Isaac is a character who could be really unlikeable. We call him a “softboy,” some women would call him a “f---boy.” And I think it’s scary to play a character that could be torn apart. Logan is a truly skilled actor and so dedicated to his craft but he’s also a lovely, nuanced person who wasn’t afraid of that and was actually interested in it.
Isaac isn’t the bad guy, but he also isn’t a good guy. He has all these complexities. I never wanted that role to be black-and-white. Most people want love and most people have good intentions but we also have our hangups and our baggage. Isaac’s limit him from being vulnerable. I also think the fact that he’s chained to a bed for half a movie—it takes a special kind of actor to be willing to be that limited in his mobility and also to be shirtless for half the film. So I get it, it was a tricky role to cast but Logan was my dream Isaac.

It’s also such an interesting subversion of his image as the Internet’s Boyfriend.
Exactly. I wonder if that’s why it wasn’t as scary to him, because he’s someone who’s quite wholesome. He’s engaged, he’s in a committed relationship and so there was never a fear of him being perceived as that guy. He’s not.
Before things go south, there’s such a playfulness to the film’s sex scene. Could you tell me about approaching it at the scripting stage and then on set? Did you have an intimacy coordinator?
We did, and she was incredible. We did some rehearsals beforehand to make sure everyone felt good and was on the same page. A lot of the pre-sex scene stuff, when they’re in their underwear and playing around, was improvised. Our intimacy coordinator was in the room but I just let them play around and saw what came up.
This movie doesn’t work if it doesn’t have a sex scene— it’s how Isaac gets tied up. It was always going to be part of the film but I, as a younger writer, was quite scared of sex scenes and having to write and direct one. I think there’s so much value in showing a sex scene though. I wanted it to feel romantic, sexy, fun and entertaining but also honest and from a female perspective.
In what ways?
Like Iris pees after sex because she doesn’t want to get a UTI. She’s self-conscious about the lights being on because at the beginning of dating, you still really worry about your body and what you look like when you’re sleeping with a new person.
She and Isaac also share an intimacy beyond the intimacy of sex, they’re trying something new—neither of them have used handcuffs before and it feels a little silly in moments, which sex can sometimes be, but they’re also excited to try a new thing together. So I wanted to show a sex scene that felt real, but also real in the context of a romantic comedy. I wasn’t trying to make a Lars von Trier sex scene—different vibes!

Do you feel like there’s a certain cynicism and dark streak that’s crept into the romcom recently—I’m thinking of your film but also Celine Song’s Materialists, which really digs into the “value” of a person, as measured in the dating marketplace.

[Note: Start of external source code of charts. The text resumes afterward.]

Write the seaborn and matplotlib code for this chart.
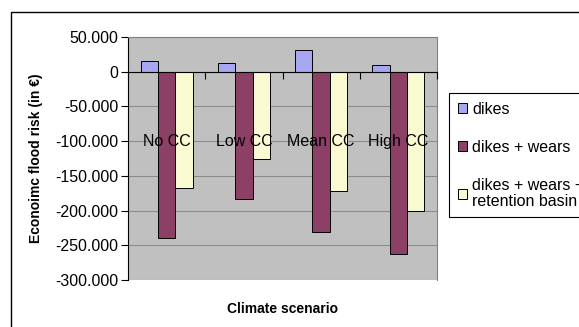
import pandas as pd
import seaborn as sns
import matplotlib.pyplot as plt
from matplotlib.patches import Rectangle
from matplotlib.ticker import FuncFormatter

# Values
scenarios = ['No CC', 'Low CC', 'Mean CC', 'High CC']
measures = ['dikes', 'dikes + wears', 'dikes + wears +\nretention basin']
dikes = [15000, 12000, 31000, 10000]
dikes_wears = [-240000, -184000, -231000, -263000]
dikes_wears_basin = [-167000, -125000, -172000, -200000]
colors = ['#9999FF', '#993366', '#FFFFCC']

# Long-form table for seaborn
df = pd.DataFrame({
    'scenario': scenarios * 3,
    'measure': [measures[0]] * 4 + [measures[1]] * 4 + [measures[2]] * 4,
    'risk': dikes + dikes_wears + dikes_wears_basin,
})

plt.rcParams['font.family'] = ['Liberation Sans', 'DejaVu Sans']

fig = plt.figure(figsize=(5.79, 3.27), dpi=100)
ax = fig.add_axes([128 / 579, 1 - 280 / 327, 309 / 579, 243 / 327])
ax.set_facecolor('#C0C0C0')

sns.barplot(data=df, x='scenario', y='risk', hue='measure', order=scenarios,
            hue_order=measures, palette=colors, edgecolor='black',
            linewidth=0.7, width=0.675, gap=0, ax=ax, errorbar=None)

ax.set_xlim(-0.5, 3.5)
ax.set_ylim(-300000, 50000)
ax.set_yticks(range(-300000, 50001, 50000))
ax.yaxis.set_major_formatter(FuncFormatter(lambda v, p: f'{v:,.0f}'.replace(',', '.')))
ax.tick_params(axis='y', labelsize=11.5, length=5, width=0.8, color='black', pad=2)

# gridlines behind bars, category labels above them
ax.yaxis.grid(True, color='#8C8C8C', linewidth=0.8)
ax.yaxis.set_zorder(0.5)
ax.xaxis.set_zorder(3)

# category axis sits on zero, labels drawn inside the plot
ax.spines['bottom'].set_position(('data', 0))
ax.spines['bottom'].set_color('black')
ax.spines['bottom'].set_linewidth(0.8)
ax.spines['left'].set_color('black')
ax.spines['left'].set_linewidth(0.8)
for s in ['top', 'right']:
    ax.spines[s].set_color('#808080')
    ax.spines[s].set_linewidth(0.8)

ax.set_xticks(range(len(scenarios)))
ax.set_xticklabels(scenarios)
ax.tick_params(axis='x', length=0, labelsize=11.5, pad=45)
ax.set_xticks([-0.5, 0.5, 1.5, 2.5, 3.5], minor=True)
ax.tick_params(axis='x', which='minor', length=5, width=0.8, direction='out', color='black')

ax.set_xlabel('Climate scenario', fontsize=10, fontweight='bold')
ax.xaxis.set_label_coords(0.5, -0.09)
ax.set_ylabel('Econoimc flood risk (in €)', fontsize=10, fontweight='bold')
ax.yaxis.set_label_coords(-0.275, 0.5)

leg = ax.legend(loc='upper left', bbox_to_anchor=(449 / 579, 1 - 93 / 327),
                bbox_transform=fig.transFigure, fontsize=11.5, frameon=True,
                fancybox=False, edgecolor='black', framealpha=1,
                handlelength=0.6, handleheight=0.6, handletextpad=0.3,
                labelspacing=1.45, borderpad=0.55, borderaxespad=0)
leg.get_frame().set_linewidth(0.8)
for t in leg.get_texts():
    t.set_linespacing(1.05)
for h in leg.legend_handles:
    h.set_edgecolor('black')
    h.set_linewidth(0.7)

# outer chart frame (cropped at right and bottom)
fig.patches.append(Rectangle((11 / 579, -0.1), 1.2, 1 - 12 / 327 + 0.1,
                             transform=fig.transFigure, fill=False,
                             edgecolor='black', linewidth=1.0))

fig.savefig('out.png', dpi=100)
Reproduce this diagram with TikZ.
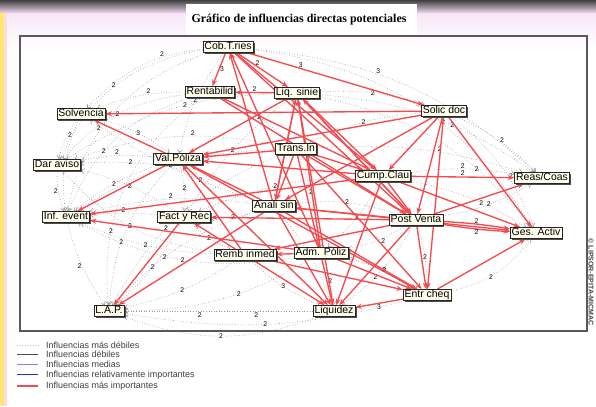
\documentclass[tikz,border=0pt]{standalone}
\usepackage{fontspec}
\setmainfont{Liberation Sans}
\newfontfamily\titlefont{Liberation Serif}
\usetikzlibrary{arrows.meta,shadows,positioning}
\definecolor{impred}{RGB}{243,76,80}
\definecolor{medblue}{RGB}{130,130,230}
\definecolor{relblue}{RGB}{40,40,245}
\pgfdeclarelayer{bg}
\pgfdeclarelayer{links}
\pgfsetlayers{bg,links,main}
\tikzset{
  var/.style={draw=black!85, fill=yellow!7, line width=0.6pt, inner xsep=1.5pt, inner ysep=0.9pt,
    font=\fontsize{10.5}{11}\selectfont, text height=7.6pt, text depth=2pt,
    drop shadow={shadow xshift=1.6pt, shadow yshift=-1.6pt, fill=black!70, opacity=1}},
  imp/.style={draw=impred, line width=1.35pt, -{Stealth[length=6.5pt,width=5pt]}},
  weak/.style={draw=gray!80, dotted, line width=0.6pt, -{Straight Barb[length=3pt,width=5pt]}},
  num/.style={font=\fontsize{6.8}{6.8}\selectfont, inner sep=0.4pt, text=black},
  legtext/.style={font=\fontsize{9}{10}\selectfont, text=black!75, inner sep=0pt}
}
\begin{document}
\begin{tikzpicture}[x=1bp, y=-1bp]
  \useasboundingbox (0,0) rectangle (596,406);
  \begin{pgfonlayer}{bg}
  \fill[white] (0,0) rectangle (596,406);
  \shade[top color=black!75, bottom color=black!45!magenta!15!white] (0,0) rectangle (596,13);
  \shade[top color=black!30!magenta!10!white, bottom color=white] (0,13) rectangle (596,48);
  \fill[yellow!75!orange!55!white] (0,13) rectangle (3.5,406);
  \fill[pink!55] (3.5,13) rectangle (7,406);
  \fill[white] (186,4) rectangle (417,36);
  \end{pgfonlayer}
  \node (title) at (299,20) {\titlefont\bfseries\fontsize{12}{14}\selectfont Gráfico de influencias directas potenciales};
  \draw[black!65, line width=1.2pt] (20,36) rectangle (587,331);

  \node[var] (cob) at (228,47) {Cob.T.ries};
  \node[var] (rent) at (210,92) {Rentabilid};
  \node[var] (liq) at (297,93) {Liq. sinie};
  \node[var] (solic) at (444,111) {Solic doc};
  \node[var] (solv) at (81,114) {Solvencia};
  \node[var] (dar) at (57,165) {Dar aviso};
  \node[var] (val) at (178,159) {Val.Póliza};
  \node[var] (trans) at (296,149) {Trans.In};
  \node[var] (cump) at (383,176) {Cump.Clau};
  \node[var] (reas) at (542,178) {Reas/Coas};
  \node[var] (anal) at (274,206) {Anali sin};
  \node[var] (inf) at (66,217) {Inf. event};
  \node[var] (fact) at (184,217) {Fact y Rec};
  \node[var] (post) at (416,220) {Post Venta};
  \node[var] (ges) at (536,233) {Ges. Activ};
  \node[var] (remb) at (245,255) {Remb inmed};
  \node[var] (adm) at (321,253) {Adm. Póliz};
  \node[var] (entr) at (427,295) {Entr cheq};
  \node[var] (liqz) at (334,311) {Liquidez};
  \node[var] (lap) at (109,311) {L.A.P.};

  \begin{pgfonlayer}{links}
  \draw[weak] (cob) edge[bend right=20] node[num,pos=.3,above]{2} (solv)
    edge[bend right=28] node[num,pos=.5,left]{2} (dar)
    edge[bend right=30] node[num,pos=.6,left]{2} (inf)
    edge[bend right=12] node[num,pos=.5]{2} (val)
    edge[bend left=18] node[num,pos=.4,above]{3} (reas)
    edge[bend left=25] node[num,pos=.6,right]{2} (ges);
  \draw[weak] (rent) edge[bend right=10] node[num,pos=.4,above]{2} (solv)
    edge[bend right=20] node[num,pos=.5]{2} (dar)
    edge[bend right=25] node[num,pos=.6]{2} (inf)
    edge[bend right=30] node[num,pos=.7]{2} (lap)
    edge[bend left=10] node[num,pos=.5]{2} (trans);
  \draw[weak] (liq) edge[bend left=15] node[num,pos=.6]{2} (reas)
    edge[bend left=20] node[num,pos=.7]{2} (ges)
    edge[bend right=15] node[num,pos=.4]{2} (dar)
    edge[bend left=10] node[num,pos=.5]{2} (solic)
    edge[bend right=10] node[num,pos=.5]{2} (fact);
  \draw[weak] (solic) edge[bend left=10] node[num,pos=.5,right]{2} (reas)
    edge[bend left=15] node[num,pos=.6,right]{2} (ges)
    edge[bend right=10] node[num,pos=.5]{2} (trans);
  \draw[weak] (solv) edge[bend right=10] node[num,pos=.4,right]{2} (dar)
    edge[bend left=10] node[num,pos=.5]{3} (val)
    edge[bend right=15] node[num,pos=.5]{2} (inf);
  \draw[weak] (val) edge[bend right=8] node[num,pos=.5,above]{2} (dar)
    edge[bend right=10] node[num,pos=.5]{2} (inf)
    edge[bend right=20] node[num,pos=.6]{2} (lap)
    edge[bend left=10] node[num,pos=.5]{2} (fact);
  \draw[weak] (trans) edge[bend right=15] node[num,pos=.4,above]{2} (dar)
    edge[bend right=15] node[num,pos=.5]{2} (inf)
    edge[bend left=10] node[num,pos=.6,above]{2} (reas)
    edge[bend right=20] node[num,pos=.6]{2} (lap)
    edge[bend left=8] node[num,pos=.4]{2} (adm);
  \draw[weak] (cump) edge[bend left=8] node[num,pos=.5,above]{2} (reas)
    edge[bend left=10] node[num,pos=.6]{2} (ges)
    edge[bend right=10] node[num,pos=.5]{2} (fact)
    edge[bend left=10] node[num,pos=.5]{2} (adm);
  \draw[weak] (anal) edge[bend right=15] node[num,pos=.75]{2} (dar)
    edge[bend right=15] node[num,pos=.6]{2} (lap)
    edge[bend left=10] node[num,pos=.5]{2} (liqz)
    edge[bend right=10] node[num,pos=.5,above]{2} (inf)
    edge[bend left=10] node[num,pos=.5]{2} (fact)
    edge[bend left=8] node[num,pos=.3]{2} (solv);
  \draw[weak] (fact) edge[bend right=5] node[num,pos=.5,above]{2} (inf)
    edge[bend left=10] node[num,pos=.5]{2} (lap)
    edge[bend right=10] node[num,pos=.5]{2} (dar)
    edge[bend right=10] node[num,pos=.5]{2} (remb);
  \draw[weak] (post) edge[bend right=10] node[num,pos=.5]{2} (reas)
    edge[bend left=8] node[num,pos=.5]{2} (entr)
    edge[bend left=12] node[num,pos=.6]{2} (liqz)
    edge[bend left=10] node[num,pos=.4,below]{2} (adm)
    edge[bend right=12] node[num,pos=.5]{2} (anal);
  \draw[weak] (remb) edge[bend left=10] node[num,pos=.5]{2} (lap)
    edge[bend right=10] node[num,pos=.5]{3} (liqz)
    edge[bend left=10] node[num,pos=.5]{2} (inf)
    edge[bend left=20] node[num,pos=.5]{2} (dar);
  \draw[weak] (adm) edge[bend left=15] node[num,pos=.4]{2} (lap)
    edge[bend left=8] node[num,pos=.5]{2} (liqz)
    edge[bend left=10] node[num,pos=.5]{2} (entr)
    edge[bend left=18] node[num,pos=.5]{2} (inf);
  \draw[weak] (entr) edge[bend right=20] node[num,pos=.4,right]{2} (ges)
    edge[bend right=10] node[num,pos=.5]{2} (adm)
    edge[bend left=12] node[num,pos=.5]{2} (lap);
  \draw[weak] (liqz) edge node[num,pos=.3,below=1pt]{2} node[num,pos=.6,below=1pt]{2} (lap)
    edge[bend left=20] node[num,pos=.5]{2} (lap);
  \draw[weak] (dar) edge[bend right=10] node[num,pos=.5,left]{2} (inf);
  \draw[weak] (inf) edge[bend right=10] node[num,pos=.5,left]{2} (lap);

  \draw[imp] (cob) edge node[num,pos=.5,right]{3} (rent)
    edge node[num,pos=.4,above]{2} (liq)
    edge node[num,pos=.3,above]{3} (solic)
    edge (cump)
    edge (post);
  \draw[imp] (liq) edge node[num,pos=.5,above]{2} (rent)
    edge (val)
    edge (cump)
    edge (post)
    edge (anal)
    edge (liqz);
  \draw[imp] (solic) edge (solv)
    edge (val)
    edge (cump)
    edge (post)
    edge (anal)
    edge (ges)
    edge (entr);
  \draw[imp] (rent) edge (post)
    edge (cump);
  \draw[imp] (trans) edge (val)
    edge (cump)
    edge (anal)
    edge (liqz)
    edge (entr)
    edge (post);
  \draw[imp] (val) edge (solv)
    edge (inf)
    edge (entr)
    edge (liqz);
  \draw[imp] (cump) edge (inf)
    edge node[num,pos=.5,above]{2} (reas)
    edge (post)
    edge (ges)
    edge (liqz)
    edge (val);
  \draw[imp] (anal) edge (cob)
    edge (lap)
    edge (val)
    edge (liq)
    edge (ges)
    edge (entr)
    edge (liqz);
  \draw[imp] (fact) edge (lap);
  \draw[imp] (post) edge (fact)
    edge (anal)
    edge[bend left=3] node[num,pos=.5,above]{2} (ges)
    edge[bend right=3] node[num,pos=.5,below]{2} (ges)
    edge (reas)
    edge (liqz)
    edge (entr)
    edge (remb)
    edge (liq);
  \draw[imp] (remb) edge (fact)
    edge (val)
    edge (entr)
    edge (liqz);
  \draw[imp] (adm) edge (cob)
    edge (liq)
    edge (inf)
    edge (remb)
    edge (entr);
  \draw[imp] (entr) edge node[num,pos=.5,below]{3} (liqz)
    edge (ges);
  \end{pgfonlayer}

  \node[rotate=-90, font=\fontsize{7}{7}\selectfont\bfseries, text=black!75] (copy) at (591,282) {© LIPSOR-EPITA-MICMAC};

  \node[legtext, anchor=west] (l1) at (46,345) {Influencias más débiles};
  \node[legtext, below=2.6pt of l1.south west, anchor=north west] (l2) {Influencias débiles};
  \node[legtext, below=2.6pt of l2.south west, anchor=north west] (l3) {Influencias medias};
  \node[legtext, below=2.6pt of l3.south west, anchor=north west] (l4) {Influencias relativamente importantes};
  \node[legtext, below=2.6pt of l4.south west, anchor=north west] (l5) {Influencias más importantes};
  \draw[gray!50, dotted, line width=0.6pt] ([xshift=-29pt]l1.west) -- ([xshift=-8pt]l1.west);
  \draw[black!70, line width=0.5pt] ([xshift=-29pt]l2.west) -- ([xshift=-8pt]l2.west);
  \draw[medblue, line width=0.9pt] ([xshift=-29pt]l3.west) -- ([xshift=-8pt]l3.west);
  \draw[relblue, line width=1.4pt] ([xshift=-29pt]l4.west) -- ([xshift=-8pt]l4.west);
  \draw[impred, line width=1.5pt] ([xshift=-29pt]l5.west) -- ([xshift=-8pt]l5.west);
\end{tikzpicture}
\end{document}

Is it hard to make a light and frothy romcom when modern relationships are this fraught?
That’s an interesting question. The original romcom wasn’t light and frothy. Those in the ’70s and ’80s, like Annie Hall and When Harry Met Sally , have real humans with complicated feelings and dynamics. Even Four Weddings and a Funeral has adultery. Those are the romcoms that have felt the most interesting to me.
I’m an incredibly hopeful person and a romantic so I don’t think the only way to tell a romcom now is to make it cynical, even though there are dynamics in dating now that feel unfair and unromantic. If you’re someone who wants it, you’ll find it. And I think that Iris is going to find it. Oh Hi! is ultimately a hopeful movie about someone learning her worth.
I’m obsessed with The Worst Person in the World, which isn’t really a romcom. It’s a coming-of-age story of a woman in her thirties, but it certainly has elements of the genre in it. It’s so complicated and messy, but ultimately hopeful. These are the kinds of movies I want to make and if they have a grittiness that’s different from what we saw in the early aughts, then I’m good with that.